Wyoming has recruited industry experts to form a Technical Advisory Committee (TAC) to
assist in the design, development, and implementation of the PAWS. The TAC meets in-person
three times each year and corresponds monthly with WDE assessment staff about the PAWS.
The TAC reviewed the contractor-developed and WDE-approved PAWS Technical Report for
the Spring 2008 administration, which described the technical characteristics of the PAWS.
Final Report
ED-OIG/A09I0012                                                                       Page 9 of 24



                                     AUDIT RESULTS



We concluded that WDE and the contractor implemented adequate controls over scoring. This
provided reasonable assurance that reliable assessment results were used to make AYP
determinations and to evaluate individual student achievement in school year 2007-2008.
Controls for scoring the PAWS were developed by the contractor and WDE, but implementation
of controls was primarily performed by the contractor. WDE worked with its assessment
contractor to implement a system of controls over scoring that included automated student
assessment record tracking, multiple levels of data validation, and quality control procedures that
were important to obtaining reasonable assurance in the results. WDE also established a
collaborative control environment with the contractor that encouraged frequent communication,
fostered continuous improvement of existing processes, and ensured correction of problems once
identified.

We evaluated the reliability of WDE’s controls over scoring based on current uses of the PAWS,
which includes assessing individual student achievement without linking results to high-stakes
outcomes (graduation, grade promotion, college entrance, etc.) and for making statistically
reliable AYP decisions about Wyoming schools, LEAs, and WDE. We identified two areas
where WDE can enhance the level of assurance provided by its scoring controls. Specifically,
WDE should document its existing procedures for monitoring contractor performance and
reviewing contractor-provided assessment results, which would enhance management’s control
over operations and allow others to perform and review standard quality control tasks. WDE
should also allow additional time for its accountability staff to review contractor-provided
assessment results and involve school personnel in the review process. Implementing the above
measures may decrease the risk that WDE will publish incorrect results and then have to restate
student assessment results and AYP determinations, or both.

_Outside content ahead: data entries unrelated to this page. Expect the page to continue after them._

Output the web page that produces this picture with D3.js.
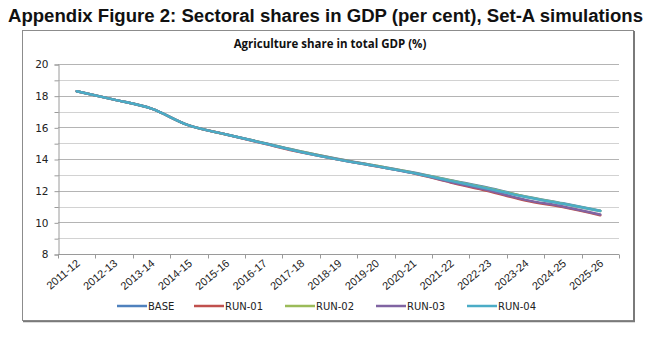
<!DOCTYPE html>
<html>
<head>
<meta charset="utf-8">
<script src="https://cdn.jsdelivr.net/npm/d3@7"></script>
<style>
  body { margin: 0; background: #fff; }
</style>
</head>
<body>
<script>
// data
var years = ["2011-12","2012-13","2013-14","2014-15","2015-16","2016-17","2017-18",
  "2018-19","2019-20","2020-21","2021-22","2022-23","2023-24","2024-25","2025-26"];
var seriesNames = ["BASE","RUN-01","RUN-02","RUN-03","RUN-04"];
var base  = [18.28,17.75,17.18,16.12,15.55,15.02,14.48,14.00,13.58,13.15,12.66,12.18,11.64,11.20,10.74];
var run01 = [18.28,17.75,17.18,16.12,15.55,14.98,14.42,13.96,13.54,13.10,12.52,11.98,11.38,10.96,10.45];
var run02 = [18.28,17.75,17.18,16.12,15.55,15.02,14.47,13.99,13.57,13.14,12.64,12.15,11.62,11.18,10.72];
var run03 = [18.28,17.75,17.18,16.12,15.55,15.00,14.44,13.97,13.55,13.11,12.55,12.02,11.42,11.00,10.49];
var run04 = [18.28,17.75,17.18,16.12,15.55,15.00,14.44,13.96,13.55,13.12,12.62,12.12,11.60,11.17,10.72];
var yTicks = [8,10,12,14,16,18,20];
var colors = ["#4F81BD","#C0504D","#9BBB59","#8064A2","#4BACC6"];

var allSeries = [base, run01, run02, run03, run04];

var W = 651, H = 338;
var svg = d3.select("body").append("svg").attr("width", W).attr("height", H);

// big title
svg.append("text")
  .attr("x", 8).attr("y", 22)
  .attr("textLength", 635).attr("lengthAdjust", "spacingAndGlyphs")
  .attr("font-family", "'Liberation Sans Narrow', 'Arial Narrow', 'Liberation Sans', sans-serif")
  .attr("font-weight", "bold").attr("font-size", 18).attr("fill", "#111")
  .text("Appendix Figure 2: Sectoral shares in GDP (per cent), Set-A simulations");

// chart frame with a little shadow on right/bottom
svg.append("rect").attr("x", 22.5).attr("y", 30.5).attr("width", 611).attr("height", 290)
  .attr("fill", "#fff").attr("stroke", "#8c8c8c").attr("stroke-width", 1);
svg.append("line").attr("x1", 634).attr("x2", 634).attr("y1", 31).attr("y2", 322)
  .attr("stroke", "#7a7a7a").attr("stroke-width", 2);
svg.append("line").attr("x1", 23).attr("x2", 635).attr("y1", 321.5).attr("y2", 321.5)
  .attr("stroke", "#7a7a7a").attr("stroke-width", 1.5);

svg.append("text")
  .attr("x", 330).attr("y", 48).attr("text-anchor", "middle")
  .attr("font-family", "'Open Sans', 'DejaVu Sans', sans-serif")
  .attr("font-weight", "bold").attr("font-size", 11.5).attr("fill", "#111")
  .text("Agriculture share in total GDP (%)");

// plot area
var pl = 58, pr = 619, pt = 64, pb = 254;

var x = d3.scaleBand().domain(years).range([pl, pr]);
var y = d3.scaleLinear().domain([8, 20]).range([pb, pt]);

// gridlines every 1 unit
svg.append("g").selectAll("line").data(d3.range(9, 21))
  .enter().append("line")
  .attr("x1", pl).attr("x2", pr)
  .attr("y1", function(d){ return Math.round(y(d)) + 0.5; })
  .attr("y2", function(d){ return Math.round(y(d)) + 0.5; })
  .attr("stroke", function(d){ return d % 2 === 0 ? "#b4b4b4" : "#d2d2d2"; })
  .attr("stroke-width", 1);

// y axis
var yAxis = svg.append("g").attr("transform", "translate(" + (pl + 0.5) + ",0.5)")
  .call(d3.axisLeft(y).tickValues(d3.range(8, 21)).tickSize(4)
    .tickFormat(function(d){ return yTicks.indexOf(d) >= 0 ? d : ""; }));
yAxis.select(".domain").attr("stroke", "#9a9a9a");
yAxis.selectAll(".tick line").attr("stroke", "#9a9a9a");
yAxis.selectAll(".tick text")
  .attr("font-family", "'DejaVu Sans', Verdana, sans-serif").attr("font-size", 10.5)
  .attr("fill", "#222").attr("x", -10);

// x axis, ticks at band edges
var xAxis = svg.append("g").attr("transform", "translate(0," + (pb + 0.5) + ")");
xAxis.append("line").attr("x1", pl).attr("x2", pr).attr("stroke", "#9a9a9a");
xAxis.selectAll("line.tk").data(d3.range(0, years.length + 1)).enter().append("line")
  .attr("class", "tk")
  .attr("x1", function(i){ return Math.round(pl + i * x.step()) + 0.5; })
  .attr("x2", function(i){ return Math.round(pl + i * x.step()) + 0.5; })
  .attr("y1", 0).attr("y2", 4).attr("stroke", "#9a9a9a");
xAxis.selectAll("text").data(years).enter().append("text")
  .attr("transform", function(d){
    return "translate(" + (x(d) + x.bandwidth() / 2 + 4) + ",10) rotate(-40)";
  })
  .attr("text-anchor", "end")
  .attr("font-family", "'Liberation Sans', Arial, sans-serif").attr("font-size", 11)
  .attr("fill", "#222")
  .text(function(d){ return d; });

// lines
var line = d3.line()
  .x(function(d, i){ return x(years[i]) + x.bandwidth() / 2; })
  .y(function(d){ return y(d); })
  .curve(d3.curveMonotoneX);

svg.append("g").selectAll("path").data(allSeries).enter().append("path")
  .attr("d", line)
  .attr("fill", "none")
  .attr("stroke", function(d, i){ return colors[i]; })
  .attr("stroke-width", 2.5)
  .attr("stroke-linejoin", "round")
  .attr("stroke-linecap", "round");

// legend
var legX = [117, 194, 285, 376, 467];
var leg = svg.append("g").selectAll("g").data(seriesNames).enter().append("g")
  .attr("transform", function(d, i){ return "translate(" + legX[i] + ",306)"; });
leg.append("line").attr("x1", 0).attr("x2", 30).attr("y1", 0).attr("y2", 0)
  .attr("stroke", function(d, i){ return colors[i]; }).attr("stroke-width", 2.5);
leg.append("text").attr("x", 31).attr("y", 4)
  .attr("font-family", "'DejaVu Sans', Verdana, sans-serif").attr("font-size", 10)
  .attr("fill", "#222")
  .text(function(d){ return d; });
</script>
</body>
</html>
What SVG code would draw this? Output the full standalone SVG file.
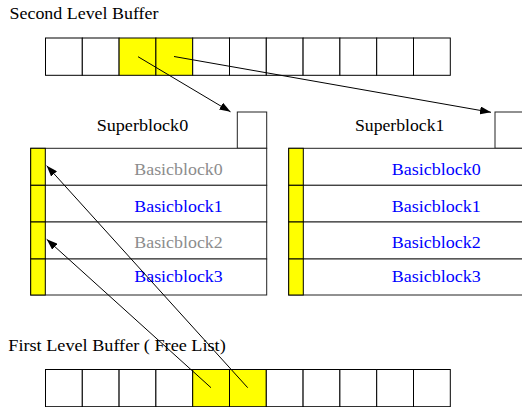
<svg xmlns="http://www.w3.org/2000/svg" width="522" height="407" viewBox="0 0 522 407">
  <style>
    text { font-family: 'Liberation Serif', 'DejaVu Serif', serif; font-size: 16px; fill: #000; }
    .grey { fill: #8c8c8c; }
    .blue { fill: #0000ff; }
    .cell { fill: #fff; stroke: #000; stroke-width: 1; }
    .hot { fill: #ffff00; stroke: #000; stroke-width: 1; }
    .row { fill: #fff; stroke: #222; stroke-width: 1; }
    .link { fill: none; stroke: #000; stroke-width: 1; }
  </style>
  <defs>
    <marker id="arrow" markerUnits="userSpaceOnUse" markerWidth="12" markerHeight="8" refX="11" refY="4" orient="auto">
      <path d="M0,0 L11,4 L0,8 Z" fill="#000"/>
    </marker>
  </defs>
  <rect width="522" height="407" fill="#fff"/>

  <!-- second level buffer -->
  <g id="second-level-buffer">
    <text x="9.5" y="18.5" font-family="Liberation Serif, serif" textLength="149" lengthAdjust="spacingAndGlyphs">Second Level Buffer</text>
    <rect class="cell" x="45.5" y="38" width="36.8" height="37.3"/>
    <rect class="cell" x="82.3" y="38" width="36.8" height="37.3"/>
    <rect class="hot" x="119.1" y="38" width="36.8" height="37.3"/>
    <rect class="hot" x="155.9" y="38" width="36.8" height="37.3"/>
    <rect class="cell" x="192.7" y="38" width="36.8" height="37.3"/>
    <rect class="cell" x="229.5" y="38" width="36.8" height="37.3"/>
    <rect class="cell" x="266.3" y="38" width="36.8" height="37.3"/>
    <rect class="cell" x="303.1" y="38" width="36.8" height="37.3"/>
    <rect class="cell" x="339.9" y="38" width="36.8" height="37.3"/>
    <rect class="cell" x="376.7" y="38" width="36.8" height="37.3"/>
    <rect class="cell" x="413.5" y="38" width="36.8" height="37.3"/>
  </g>

  <!-- superblock 0 -->
  <g id="superblock0">
    <text x="96.7" y="130.7" textLength="91.5" lengthAdjust="spacingAndGlyphs">Superblock0</text>
    <rect class="row" x="237.3" y="112" width="29.4" height="36.3"/>
    <rect class="row" x="30.7" y="148.3" width="236" height="37"/>
    <rect class="row" x="30.7" y="185.3" width="236" height="36.7"/>
    <rect class="row" x="30.7" y="222" width="236" height="37"/>
    <rect class="row" x="30.7" y="259" width="236" height="36"/>
    <rect class="hot" x="30.7" y="148.3" width="14.6" height="37"/>
    <rect class="hot" x="30.7" y="185.3" width="14.6" height="36.7"/>
    <rect class="hot" x="30.7" y="222" width="14.6" height="37"/>
    <rect class="hot" x="30.7" y="259" width="14.6" height="36"/>
    <text class="grey" x="134.3" y="175" textLength="88.4" lengthAdjust="spacingAndGlyphs">Basicblock0</text>
    <text class="blue" x="134.3" y="211.5" textLength="88.4" lengthAdjust="spacingAndGlyphs">Basicblock1</text>
    <text class="grey" x="134.3" y="248" textLength="88.4" lengthAdjust="spacingAndGlyphs">Basicblock2</text>
    <text class="blue" x="134.3" y="281.5" textLength="88.4" lengthAdjust="spacingAndGlyphs">Basicblock3</text>
  </g>

  <!-- superblock 1 -->
  <g id="superblock1">
    <text x="355" y="130.7" textLength="89.3" lengthAdjust="spacingAndGlyphs">Superblock1</text>
    <rect class="row" x="495" y="112" width="40" height="36.3"/>
    <rect class="row" x="288.7" y="148.3" width="250" height="37"/>
    <rect class="row" x="288.7" y="185.3" width="250" height="36.7"/>
    <rect class="row" x="288.7" y="222" width="250" height="37"/>
    <rect class="row" x="288.7" y="259" width="250" height="36"/>
    <rect class="hot" x="288.7" y="148.3" width="14.6" height="37"/>
    <rect class="hot" x="288.7" y="185.3" width="14.6" height="36.7"/>
    <rect class="hot" x="288.7" y="222" width="14.6" height="37"/>
    <rect class="hot" x="288.7" y="259" width="14.6" height="36"/>
    <text class="blue" x="391.7" y="175" textLength="89" lengthAdjust="spacingAndGlyphs">Basicblock0</text>
    <text class="blue" x="391.7" y="211.5" textLength="89" lengthAdjust="spacingAndGlyphs">Basicblock1</text>
    <text class="blue" x="391.7" y="248" textLength="89" lengthAdjust="spacingAndGlyphs">Basicblock2</text>
    <text class="blue" x="391.7" y="281.5" textLength="89" lengthAdjust="spacingAndGlyphs">Basicblock3</text>
  </g>

  <!-- first level buffer (free list) -->
  <g id="first-level-buffer">
    <text x="8.3" y="351" textLength="217.4" lengthAdjust="spacingAndGlyphs">First Level Buffer ( Free List)</text>
    <rect class="cell" x="45.5" y="369.5" width="36.8" height="37.2"/>
    <rect class="cell" x="82.3" y="369.5" width="36.8" height="37.2"/>
    <rect class="cell" x="119.1" y="369.5" width="36.8" height="37.2"/>
    <rect class="cell" x="155.9" y="369.5" width="36.8" height="37.2"/>
    <rect class="hot" x="192.7" y="369.5" width="36.8" height="37.2"/>
    <rect class="hot" x="229.5" y="369.5" width="36.8" height="37.2"/>
    <rect class="cell" x="266.3" y="369.5" width="36.8" height="37.2"/>
    <rect class="cell" x="303.1" y="369.5" width="36.8" height="37.2"/>
    <rect class="cell" x="339.9" y="369.5" width="36.8" height="37.2"/>
    <rect class="cell" x="376.7" y="369.5" width="36.8" height="37.2"/>
    <rect class="cell" x="413.5" y="369.5" width="36.8" height="37.2"/>
  </g>

  <!-- pointers -->
  <g id="connectors">
    <line class="link" x1="138" y1="56.7" x2="230.5" y2="111.8" marker-end="url(#arrow)"/>
    <line class="link" x1="174" y1="56.5" x2="491" y2="112.3" marker-end="url(#arrow)"/>
    <line class="link" x1="211" y1="387.7" x2="46.7" y2="239.3" marker-end="url(#arrow)"/>
    <line class="link" x1="247.7" y1="387.7" x2="46.7" y2="165.7" marker-end="url(#arrow)"/>
  </g>
</svg>
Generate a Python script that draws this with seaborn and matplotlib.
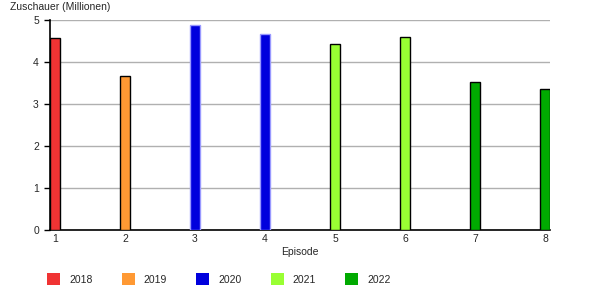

As noted in the Other Matters section of this report, in each of the 3 years that the PAWS has
been administered, WDE identified errors in the contractor-provided assessment results. In all
cases, WDE required the contractor to determine and correct the cause of the errors and produce
corrected results. We noted that errors from school years 2006-2007 and 2007-2008 required
both public disclosure and revision of PAWS reports sent to parents. According to WDE, the
errors in 2007-2008 affected the individual performance classifications of 37 of the more than
44,000 students that took the PAWS. Still, the 2007-2008 error was reported in local
newspapers, and in conjunction with publicly reported errors from 2006-2007, may affect user
confidence in the reliability of PAWS results.
Final Report
ED-OIG/A09I0012                                                                                        Page 10 of 24

FINDING – WDE Should Document Its Control Processes and Adjust
          Timelines to Provide Greater Assurance That Assessment
          Results Are Reliable

WDE has not documented its procedures for monitoring certain contractor performance areas or
reviewing contractor provided assessment results. Written policies and procedures enhance
management’s control over operations, allow others to perform and review standard quality
control tasks, and provide evidence of the technical quality required by the Standards.
Furthermore, WDE accountability staff were afforded 19 days to complete reviews of
contractor-provided assessment results. Providing more time to follow-up on anomalies with the
contractor is especially important to WDE given the problems they have experienced with
contractor-provided assessment results in each of the last 3 years. WDE would gain additional
time for review by receiving contractor-provided assessment results earlier. Following timelines
recommended by the Education Leaders Council report entitled Model Contractor Standards and
State Responsibilities for State Testing Programs would have provided WDE 48 days to review
results in 2007-2008.8 Developing written policies and procedures and allowing sufficient time
for reviews would enhance the level of assurance provided by WDE controls.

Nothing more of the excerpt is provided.